‘The mother of all recessions’

Just how serious is the danger to the environment? Sir Richard Branston, founder and chairman of the Virgin Group, puts it this way:

The world will face even greater recessions – unless much more is done to encourage the development of renewal energy.

Speaking to the third annual Six Senses’ SLOW LIFE Symposium at Six Senses Soneva Fushi in the Maldives, Dr. Richard said governments need to provide additional incentives to support the adoption of renewal energy sources.

“If we don’t have alternative fuels, we’re going to have the mother of all recessions … and the way to kick start the revolution is to have no tax on all clean energy while slowing increasing the tax on dirty energy.”

In his own case, he noted that Virgin has been diverting its profit from its airlines into developing fuel for aircraft that won’t damage the environment. He called on European aviation authorities and airports to do more to reduce the aviation industry’s energy emissions, calling the climate change battle “the biggest entrepreneurial opportunity of our lifetime”.

“Every single ecosystem is in decline. We must revalue now how we value our natural assets and how we reduce our consumption patterns. But it is important for all of us to stay positive. Martin Luther King did not get his message across by saying I have a nightmare.”

Other Symposium speakers included President Nasheed of the Maldives, Hollywood actors and environmental campaigners like Daryl Hannah and Edward Norton.

Mark Lynas, climate change adviser to President Nasheed, described the       Maldives as the “perfect test bed” for cutting-edge technologies and said that the country was perfectly placed to lead the world to a low-carbon future, adding that companies from all over the world were coming to the Maldives to test renewable technologies.

The Maldives, he went on, “intends to be the master of its own destiny –  from victim to victor – that going carbon neutral is good for the economy. It is the engine of growth.

The Maldives has made significant progress since last year in beginning the move towards becoming the world’s first carbon neutral country, said President Nasheed, who outlined several areas in which the Maldives government has made substantial progress.

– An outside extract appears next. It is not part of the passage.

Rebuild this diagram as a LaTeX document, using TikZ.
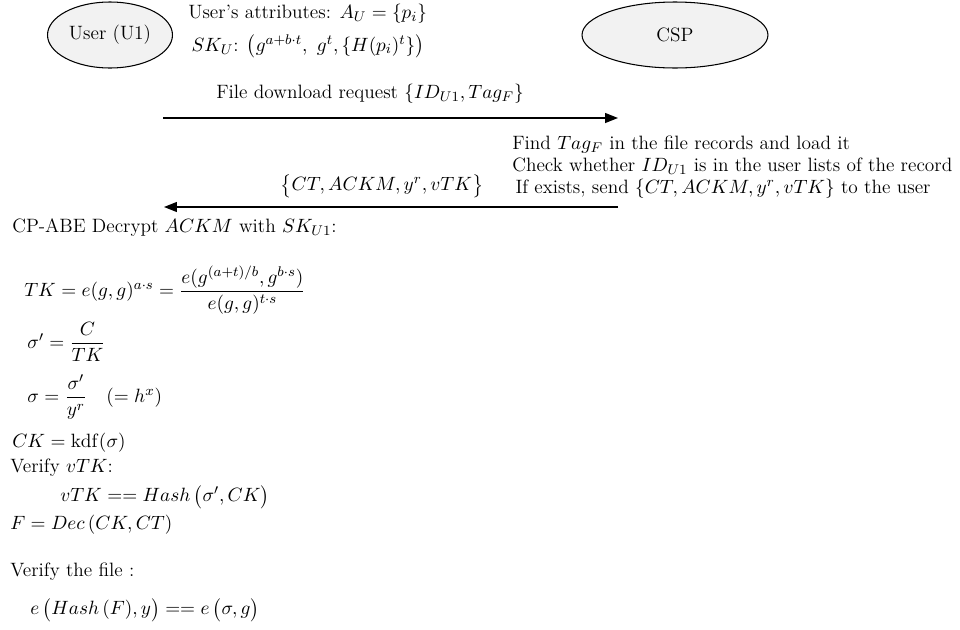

These include: Publishing the new carbon neutral electricity plan online and inviting ‘crowd-sourcing’ comments from experts worldwide.

Committing to a new target to generate 60% of electricity via solar power by 2020, and reducing electricity emissions by 80% without putting up the cost of power to consumers.

Signing the first contract under the new ‘feed-in-tariff’ between the state electricity company and a Male’ hotel chain to supply solar power onto the grid.

A new import regime by the Transport Ministry to ensure that in future electric cars will be a third of the price of conventional petrol cars.

New policies to encourage the uptake of renewable energy and marine transport.

The pledge to spend 2% of national income on renewable energy deployment in the country.

“We know a low-carbon growth trajectory is possible and we are going forward to do it . . . It is financially and economically viable.”

He added that what the Maldives is doing should be a model for others. “Interest in new technology is a blessing for the Maldives. We won’t save the world by becoming carbon neutral – we emit nothing compared with other countries – but if we can demonstrate a low carbon development strategy that can be copied elsewhere, it will be a step in the right direction.”

Sonu Shivdasani, CEO and chairman of Six Senses, said that Soneva Fushi would be decarobonizingby 2013, with the remaining six Senses resorts following by 2020.